- _Set exercise_
The lines to extract run from the first line of the material below to the line containing "(R) at (702,403);", both included; leave the pictures behind.

- _Material_
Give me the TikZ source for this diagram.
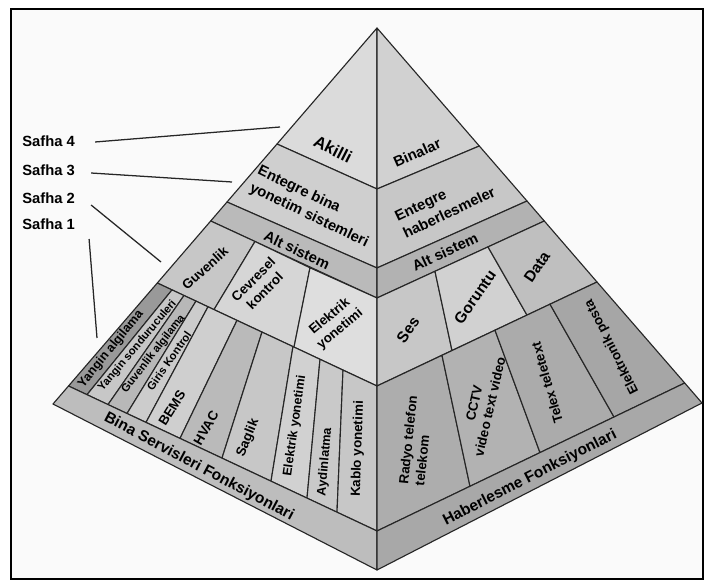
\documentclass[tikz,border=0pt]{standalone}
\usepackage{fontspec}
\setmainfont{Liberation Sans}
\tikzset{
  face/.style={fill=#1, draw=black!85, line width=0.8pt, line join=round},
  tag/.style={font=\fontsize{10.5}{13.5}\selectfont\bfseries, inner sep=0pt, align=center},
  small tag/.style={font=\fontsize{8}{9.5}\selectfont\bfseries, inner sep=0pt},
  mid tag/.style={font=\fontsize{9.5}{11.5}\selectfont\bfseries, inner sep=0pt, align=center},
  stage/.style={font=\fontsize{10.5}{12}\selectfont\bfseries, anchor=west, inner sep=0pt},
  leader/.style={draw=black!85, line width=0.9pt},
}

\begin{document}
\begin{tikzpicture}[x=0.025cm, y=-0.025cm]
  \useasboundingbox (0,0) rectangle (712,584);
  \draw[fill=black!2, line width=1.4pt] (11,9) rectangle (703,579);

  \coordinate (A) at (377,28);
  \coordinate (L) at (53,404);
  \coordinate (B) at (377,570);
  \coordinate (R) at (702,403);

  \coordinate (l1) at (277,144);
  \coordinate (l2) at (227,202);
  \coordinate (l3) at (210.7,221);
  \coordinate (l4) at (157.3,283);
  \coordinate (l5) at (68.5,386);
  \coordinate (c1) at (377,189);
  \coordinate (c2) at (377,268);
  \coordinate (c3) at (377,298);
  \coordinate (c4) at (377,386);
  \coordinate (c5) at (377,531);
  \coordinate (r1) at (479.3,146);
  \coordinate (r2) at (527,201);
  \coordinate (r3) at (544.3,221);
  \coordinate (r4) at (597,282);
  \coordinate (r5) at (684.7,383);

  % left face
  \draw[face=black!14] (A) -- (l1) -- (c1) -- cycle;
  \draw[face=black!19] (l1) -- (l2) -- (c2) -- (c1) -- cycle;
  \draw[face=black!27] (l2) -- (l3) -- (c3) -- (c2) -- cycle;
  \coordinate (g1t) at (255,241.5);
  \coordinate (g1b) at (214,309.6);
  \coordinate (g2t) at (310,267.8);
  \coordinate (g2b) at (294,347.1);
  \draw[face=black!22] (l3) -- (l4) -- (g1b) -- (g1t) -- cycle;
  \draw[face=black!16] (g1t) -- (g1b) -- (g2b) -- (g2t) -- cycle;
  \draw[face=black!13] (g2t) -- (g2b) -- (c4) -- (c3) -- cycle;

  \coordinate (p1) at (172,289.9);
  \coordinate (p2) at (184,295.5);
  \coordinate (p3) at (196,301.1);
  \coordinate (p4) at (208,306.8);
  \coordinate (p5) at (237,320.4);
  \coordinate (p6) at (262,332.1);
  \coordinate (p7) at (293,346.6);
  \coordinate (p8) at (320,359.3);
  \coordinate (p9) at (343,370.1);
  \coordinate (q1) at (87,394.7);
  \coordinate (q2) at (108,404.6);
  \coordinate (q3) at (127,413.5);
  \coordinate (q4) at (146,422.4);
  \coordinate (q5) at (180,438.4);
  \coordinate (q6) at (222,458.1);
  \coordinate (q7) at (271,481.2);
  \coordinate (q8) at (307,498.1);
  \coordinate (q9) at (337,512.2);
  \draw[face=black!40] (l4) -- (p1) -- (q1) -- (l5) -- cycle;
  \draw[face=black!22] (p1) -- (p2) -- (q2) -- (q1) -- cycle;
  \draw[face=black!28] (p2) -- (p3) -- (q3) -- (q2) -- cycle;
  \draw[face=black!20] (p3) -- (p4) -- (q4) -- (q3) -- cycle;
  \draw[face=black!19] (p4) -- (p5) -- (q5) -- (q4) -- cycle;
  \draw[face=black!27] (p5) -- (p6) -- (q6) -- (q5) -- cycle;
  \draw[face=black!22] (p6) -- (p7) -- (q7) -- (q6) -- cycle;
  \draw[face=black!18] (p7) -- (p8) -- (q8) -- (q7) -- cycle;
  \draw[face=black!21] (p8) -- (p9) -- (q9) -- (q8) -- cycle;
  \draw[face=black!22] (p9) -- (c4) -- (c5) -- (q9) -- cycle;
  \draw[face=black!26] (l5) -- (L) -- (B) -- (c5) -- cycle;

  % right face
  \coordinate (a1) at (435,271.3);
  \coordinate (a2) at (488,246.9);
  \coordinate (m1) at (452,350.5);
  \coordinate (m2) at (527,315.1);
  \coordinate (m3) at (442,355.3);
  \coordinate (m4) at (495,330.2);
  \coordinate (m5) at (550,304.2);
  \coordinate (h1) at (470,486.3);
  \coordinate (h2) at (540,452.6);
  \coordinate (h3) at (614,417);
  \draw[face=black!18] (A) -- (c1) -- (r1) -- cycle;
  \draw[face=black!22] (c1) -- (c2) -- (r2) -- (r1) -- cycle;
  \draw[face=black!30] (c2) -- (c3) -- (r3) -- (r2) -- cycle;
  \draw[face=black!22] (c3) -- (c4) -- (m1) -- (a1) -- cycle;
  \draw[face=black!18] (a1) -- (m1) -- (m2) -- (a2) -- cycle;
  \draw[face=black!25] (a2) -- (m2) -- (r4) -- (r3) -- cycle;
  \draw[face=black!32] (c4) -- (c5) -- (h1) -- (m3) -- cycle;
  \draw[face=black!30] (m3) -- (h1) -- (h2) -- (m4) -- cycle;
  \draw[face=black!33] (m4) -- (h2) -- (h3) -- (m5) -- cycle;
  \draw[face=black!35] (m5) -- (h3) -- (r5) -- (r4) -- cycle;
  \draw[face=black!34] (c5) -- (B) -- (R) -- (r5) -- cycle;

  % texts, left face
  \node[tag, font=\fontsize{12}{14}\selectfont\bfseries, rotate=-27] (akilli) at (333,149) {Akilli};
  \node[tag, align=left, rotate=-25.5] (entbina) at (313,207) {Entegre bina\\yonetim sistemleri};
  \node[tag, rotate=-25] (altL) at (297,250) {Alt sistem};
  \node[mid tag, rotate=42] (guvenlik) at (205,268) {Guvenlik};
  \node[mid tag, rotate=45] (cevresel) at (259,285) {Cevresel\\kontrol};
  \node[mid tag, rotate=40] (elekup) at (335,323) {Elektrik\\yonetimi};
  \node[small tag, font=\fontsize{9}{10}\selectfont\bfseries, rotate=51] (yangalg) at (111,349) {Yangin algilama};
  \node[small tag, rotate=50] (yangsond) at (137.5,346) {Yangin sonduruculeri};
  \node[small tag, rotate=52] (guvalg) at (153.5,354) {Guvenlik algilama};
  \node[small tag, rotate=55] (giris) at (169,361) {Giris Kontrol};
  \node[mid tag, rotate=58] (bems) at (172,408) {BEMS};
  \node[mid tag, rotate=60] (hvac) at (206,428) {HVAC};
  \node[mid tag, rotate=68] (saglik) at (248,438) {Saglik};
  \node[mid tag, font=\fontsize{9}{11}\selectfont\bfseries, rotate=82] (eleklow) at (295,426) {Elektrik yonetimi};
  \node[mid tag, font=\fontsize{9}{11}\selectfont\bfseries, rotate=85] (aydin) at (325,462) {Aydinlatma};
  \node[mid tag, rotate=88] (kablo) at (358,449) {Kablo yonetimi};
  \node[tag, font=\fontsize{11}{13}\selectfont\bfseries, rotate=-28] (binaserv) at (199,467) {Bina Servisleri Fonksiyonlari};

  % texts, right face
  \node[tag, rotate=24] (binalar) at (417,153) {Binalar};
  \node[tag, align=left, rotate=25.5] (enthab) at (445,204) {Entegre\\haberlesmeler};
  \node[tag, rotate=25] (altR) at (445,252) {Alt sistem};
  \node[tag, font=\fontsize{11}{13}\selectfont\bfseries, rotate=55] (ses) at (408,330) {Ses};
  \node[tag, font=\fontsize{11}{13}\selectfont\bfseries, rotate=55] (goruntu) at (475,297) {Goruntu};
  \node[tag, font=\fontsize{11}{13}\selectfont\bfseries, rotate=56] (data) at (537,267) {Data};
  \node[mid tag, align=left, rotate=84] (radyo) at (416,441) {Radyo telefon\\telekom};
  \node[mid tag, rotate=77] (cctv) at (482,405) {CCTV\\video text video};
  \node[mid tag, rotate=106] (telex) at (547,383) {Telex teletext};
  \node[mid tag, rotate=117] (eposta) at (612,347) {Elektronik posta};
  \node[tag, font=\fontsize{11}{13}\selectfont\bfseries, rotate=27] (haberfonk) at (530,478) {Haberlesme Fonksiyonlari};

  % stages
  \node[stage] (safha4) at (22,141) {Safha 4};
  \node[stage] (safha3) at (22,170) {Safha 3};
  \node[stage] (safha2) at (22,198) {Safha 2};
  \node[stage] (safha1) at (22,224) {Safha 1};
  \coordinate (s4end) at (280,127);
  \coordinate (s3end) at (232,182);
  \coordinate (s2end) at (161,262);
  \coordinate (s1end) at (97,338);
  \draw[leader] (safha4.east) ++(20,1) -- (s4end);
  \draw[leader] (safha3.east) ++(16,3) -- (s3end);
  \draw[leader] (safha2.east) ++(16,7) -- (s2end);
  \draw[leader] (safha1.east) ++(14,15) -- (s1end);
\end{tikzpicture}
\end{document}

- _Task solution_
Give me the TikZ source for this diagram.
\documentclass[tikz,border=0pt]{standalone}
\usepackage{fontspec}
\setmainfont{Liberation Sans}
\tikzset{
  face/.style={fill=#1, draw=black!85, line width=0.8pt, line join=round},
  tag/.style={font=\fontsize{10.5}{13.5}\selectfont\bfseries, inner sep=0pt, align=center},
  small tag/.style={font=\fontsize{8}{9.5}\selectfont\bfseries, inner sep=0pt},
  mid tag/.style={font=\fontsize{9.5}{11.5}\selectfont\bfseries, inner sep=0pt, align=center},
  stage/.style={font=\fontsize{10.5}{12}\selectfont\bfseries, anchor=west, inner sep=0pt},
  leader/.style={draw=black!85, line width=0.9pt},
}

\begin{document}
\begin{tikzpicture}[x=0.025cm, y=-0.025cm]
  \useasboundingbox (0,0) rectangle (712,584);
  \draw[fill=black!2, line width=1.4pt] (11,9) rectangle (703,579);

  \coordinate (A) at (377,28);
  \coordinate (L) at (53,404);
  \coordinate (B) at (377,570);
  \coordinate (R) at (702,403);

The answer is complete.